The Chinese drinking toast is "Gambei!" which literally translates to "Dry the cup!"  It is similar in meaning to "Bottoms up!"  Serbs bestow upon each other wishes for a long life (ziveli), while the Spanish drink to health (salud), as do the French (santé), the Polish (na zdrowie), the Italians (salute) and many others.

When clinking glasses in sunny Italy, people say "cin cin." the Italian equivalent of "cheers." Accordng to Italian superstition, it is bad luck to cross over the arms of the people next to you during a toast.
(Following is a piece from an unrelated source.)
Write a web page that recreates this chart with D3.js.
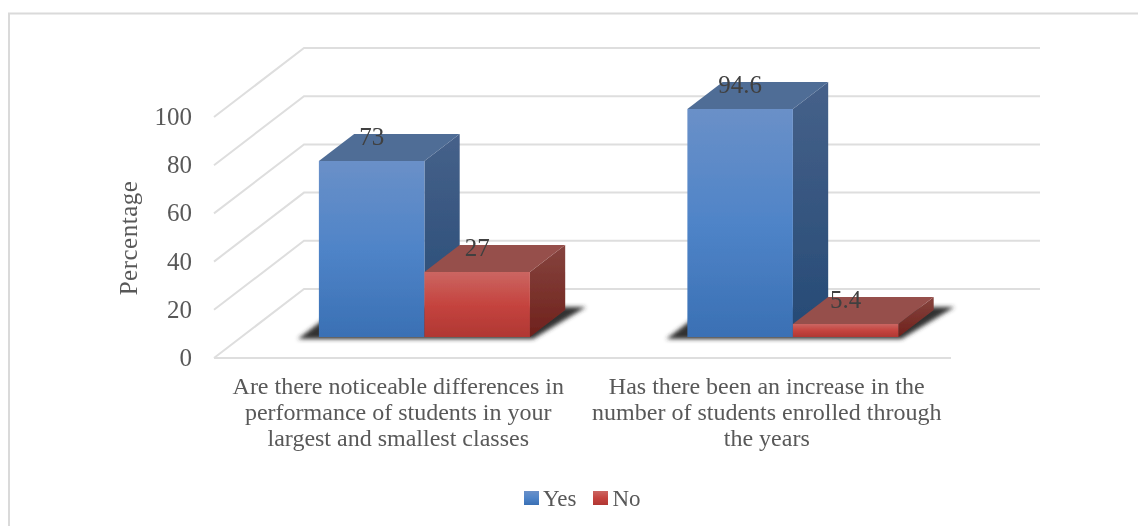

Toasts and blessings play a large part at Italian weddings.  Italian wedding receptions are high-spirited and boisterous.  Guests cry out saying and blessings to the newlyweds.


Per Cent'Anni

"For one hundred years" is the traditional Italian toast for newlyweds in Italy.  Here are some others:

Vita L'amor!  -  Long live love!

Amore e gelosia nacquero insiemo  -  Without jealousy, there is no love.

Aguri! - Best Wishes!

Ci sono tre cose belle della vita: la naseita, l'amore e questo giorno  -  There are three beautiful things in life: birth, love and this day.

There is also a very chauvinistic Italian wedding toast:  Auguri e figli maschi!  -  Congratulations and may you have male children!


One of my all-time favourite toasts is  "Here's looking at you, kid.!"  Nobody can deliver those words as eloquently as Bogie did in the classic 1942 film Casablanca.  It is unquestionably the most romantic toast in the English language.

By the way, toasting can and should be inclusive.  No one need feel uncomfortable and excluded from fully participating in festivities and celebrations.  Everyone, including non-drinkers, can join in salutations to health, happiness and a good life.  Toasting glasses don't necessarily have to contain wine, beer, champagne or any alcoholic beverage at all,  and non-drinkers should be encouraged to toast with a libation of their choice.